== Supplied information
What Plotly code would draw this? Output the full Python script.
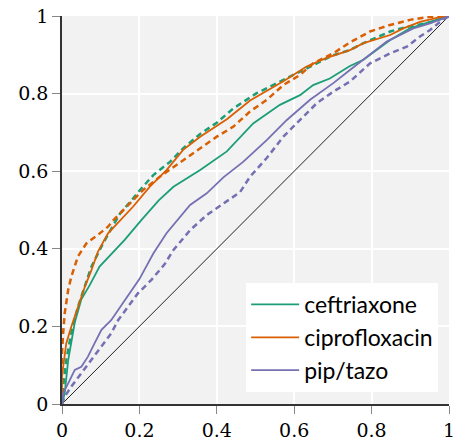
import plotly.graph_objects as go

# ROC curves: false positive rate (x) vs true positive rate (y)
drugs = ["ceftriaxone", "ciprofloxacin", "pip/tazo"]
colors = ["#1b9e77", "#d95f02", "#7570b3"]

# solid curves
ceftriaxone_fpr = [0, 0.007, 0.016, 0.033, 0.05, 0.072, 0.097, 0.127, 0.162, 0.205, 0.25, 0.288,
                   0.357, 0.426, 0.494, 0.563, 0.615, 0.649, 0.692, 0.744, 0.779, 0.848, 0.899, 0.951, 1]
ceftriaxone_tpr = [0, 0.028, 0.113, 0.21, 0.27, 0.307, 0.354, 0.385, 0.423, 0.474, 0.525, 0.56,
                   0.603, 0.651, 0.723, 0.771, 0.796, 0.822, 0.839, 0.871, 0.887, 0.938, 0.968, 0.985, 1]

ciprofloxacin_fpr = [0, 0.0, 0.003, 0.011, 0.024, 0.041, 0.059, 0.076, 0.093, 0.119, 0.15, 0.184,
                     0.227, 0.27, 0.313, 0.357, 0.426, 0.486, 0.572, 0.632, 0.684, 0.744, 0.779,
                     0.848, 0.882, 0.925, 0.977, 1]
ciprofloxacin_tpr = [0, 0.07, 0.096, 0.156, 0.199, 0.25, 0.302, 0.345, 0.393, 0.44, 0.474, 0.509,
                     0.56, 0.603, 0.655, 0.689, 0.734, 0.782, 0.832, 0.87, 0.892, 0.912, 0.93,
                     0.951, 0.968, 0.985, 0.997, 1]

piptazo_fpr = [0, 0.003, 0.016, 0.033, 0.05, 0.067, 0.084, 0.102, 0.127, 0.162, 0.2, 0.236, 0.27,
               0.331, 0.374, 0.417, 0.468, 0.529, 0.581, 0.641, 0.701, 0.744, 0.779, 0.839,
               0.908, 0.951, 1]
piptazo_tpr = [0, 0.028, 0.053, 0.088, 0.096, 0.122, 0.156, 0.191, 0.216, 0.268, 0.322, 0.388, 0.44,
               0.513, 0.543, 0.584, 0.624, 0.68, 0.732, 0.784, 0.827, 0.861, 0.887, 0.934,
               0.968, 0.981, 1]

# dashed curves
ceftriaxone2_fpr = [0, 0.003, 0.011, 0.024, 0.041, 0.059, 0.076, 0.106, 0.124, 0.15, 0.184, 0.202,
                    0.236, 0.279, 0.313, 0.357, 0.4, 0.443, 0.503, 0.555, 0.624, 0.701, 0.744,
                    0.779, 0.848, 0.891, 0.951, 1]
ceftriaxone2_tpr = [0, 0.045, 0.113, 0.183, 0.25, 0.302, 0.354, 0.414, 0.444, 0.491, 0.53, 0.552,
                    0.59, 0.624, 0.659, 0.696, 0.725, 0.762, 0.801, 0.826, 0.861, 0.899, 0.912,
                    0.93, 0.96, 0.972, 0.983, 1]

ciprofloxacin2_fpr = [0, 0.0, 0.003, 0.007, 0.016, 0.024, 0.041, 0.063, 0.093, 0.119, 0.133, 0.167,
                      0.21, 0.253, 0.296, 0.357, 0.4, 0.443, 0.486, 0.529, 0.572, 0.615, 0.649,
                      0.701, 0.744, 0.796, 0.848, 0.899, 0.951, 1]
ciprofloxacin2_tpr = [0, 0.13, 0.183, 0.234, 0.294, 0.328, 0.38, 0.414, 0.436, 0.457, 0.474, 0.509,
                      0.552, 0.586, 0.616, 0.659, 0.689, 0.715, 0.754, 0.784, 0.822, 0.848, 0.878,
                      0.904, 0.932, 0.96, 0.977, 0.99, 0.998, 1]

piptazo2_fpr = [0, 0.007, 0.024, 0.05, 0.076, 0.102, 0.127, 0.145, 0.171, 0.196, 0.231, 0.265,
                0.288, 0.331, 0.374, 0.417, 0.46, 0.486, 0.529, 0.572, 0.615, 0.658, 0.701,
                0.744, 0.796, 0.848, 0.891, 0.925, 0.951, 0.977, 1]
piptazo2_tpr = [0, 0.019, 0.045, 0.079, 0.113, 0.148, 0.182, 0.216, 0.25, 0.285, 0.32, 0.36,
                0.397, 0.448, 0.487, 0.517, 0.546, 0.586, 0.634, 0.689, 0.732, 0.775, 0.805,
                0.831, 0.878, 0.904, 0.921, 0.947, 0.964, 0.985, 1]

solid = [(ceftriaxone_fpr, ceftriaxone_tpr), (ciprofloxacin_fpr, ciprofloxacin_tpr),
         (piptazo_fpr, piptazo_tpr)]
dashed = [(ceftriaxone2_fpr, ceftriaxone2_tpr), (ciprofloxacin2_fpr, ciprofloxacin2_tpr),
          (piptazo2_fpr, piptazo2_tpr)]

tick_vals = [0, 0.2, 0.4, 0.6, 0.8, 1]
tick_text = ["0", "0.2", "0.4", "0.6", "0.8", "1"]

SERIF = "DejaVu Serif"

fig = go.Figure()

# chance diagonal
fig.add_trace(go.Scatter(x=[0, 1], y=[0, 1], mode="lines",
                         line=dict(color="#222222", width=1), showlegend=False,
                         hoverinfo="skip"))

for name, color, (fx, fy) in zip(drugs, colors, dashed):
    fig.add_trace(go.Scatter(x=fx, y=fy, mode="lines", legendgroup=name, showlegend=False,
                             line=dict(color=color, width=2.5, dash="6px,4px")))

for name, color, (fx, fy) in zip(drugs, colors, solid):
    fig.add_trace(go.Scatter(x=fx, y=fy, mode="lines", name=name, legendgroup=name,
                             line=dict(color=color, width=1.8)))

axis_common = dict(
    range=[0, 1], tickmode="array", tickvals=tick_vals, ticktext=tick_text,
    showgrid=True, gridcolor="white", gridwidth=1.5,
    zeroline=False, showline=True, linecolor="#333333", linewidth=1.5,
    ticks="outside", ticklen=8, tickcolor="#888888", tickwidth=1.2,
    ticklabeloverflow="allow", automargin=False,
    tickfont=dict(family=SERIF, size=19, color="black"),
)

fig.update_xaxes(**axis_common)
fig.update_yaxes(**axis_common)

fig.update_layout(
    width=454, height=441,
    margin=dict(l=62, r=5, t=16, b=37),
    font=dict(family=SERIF, size=19, color="black"),
    plot_bgcolor="#f2f2f2", paper_bgcolor="white",
    legend=dict(x=0.972, y=0.031, xanchor="right", yanchor="bottom",
                bgcolor="white", borderwidth=0, itemwidth=48,
                font=dict(family="Lato", size=23, color="black"),
                traceorder="grouped", tracegroupgap=0),
)

fig.write_html("out.html")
====
> _What is being asked_
Give again, exactly, the lines from the start of the data through the one holding "0.951, 0.968, 0.985, 0.997, 1]"; omit the pictures.

> _The output_
What Plotly code would draw this? Output the full Python script.
import plotly.graph_objects as go

# ROC curves: false positive rate (x) vs true positive rate (y)
drugs = ["ceftriaxone", "ciprofloxacin", "pip/tazo"]
colors = ["#1b9e77", "#d95f02", "#7570b3"]

# solid curves
ceftriaxone_fpr = [0, 0.007, 0.016, 0.033, 0.05, 0.072, 0.097, 0.127, 0.162, 0.205, 0.25, 0.288,
                   0.357, 0.426, 0.494, 0.563, 0.615, 0.649, 0.692, 0.744, 0.779, 0.848, 0.899, 0.951, 1]
ceftriaxone_tpr = [0, 0.028, 0.113, 0.21, 0.27, 0.307, 0.354, 0.385, 0.423, 0.474, 0.525, 0.56,
                   0.603, 0.651, 0.723, 0.771, 0.796, 0.822, 0.839, 0.871, 0.887, 0.938, 0.968, 0.985, 1]

ciprofloxacin_fpr = [0, 0.0, 0.003, 0.011, 0.024, 0.041, 0.059, 0.076, 0.093, 0.119, 0.15, 0.184,
                     0.227, 0.27, 0.313, 0.357, 0.426, 0.486, 0.572, 0.632, 0.684, 0.744, 0.779,
                     0.848, 0.882, 0.925, 0.977, 1]
ciprofloxacin_tpr = [0, 0.07, 0.096, 0.156, 0.199, 0.25, 0.302, 0.345, 0.393, 0.44, 0.474, 0.509,
                     0.56, 0.603, 0.655, 0.689, 0.734, 0.782, 0.832, 0.87, 0.892, 0.912, 0.93,
                     0.951, 0.968, 0.985, 0.997, 1]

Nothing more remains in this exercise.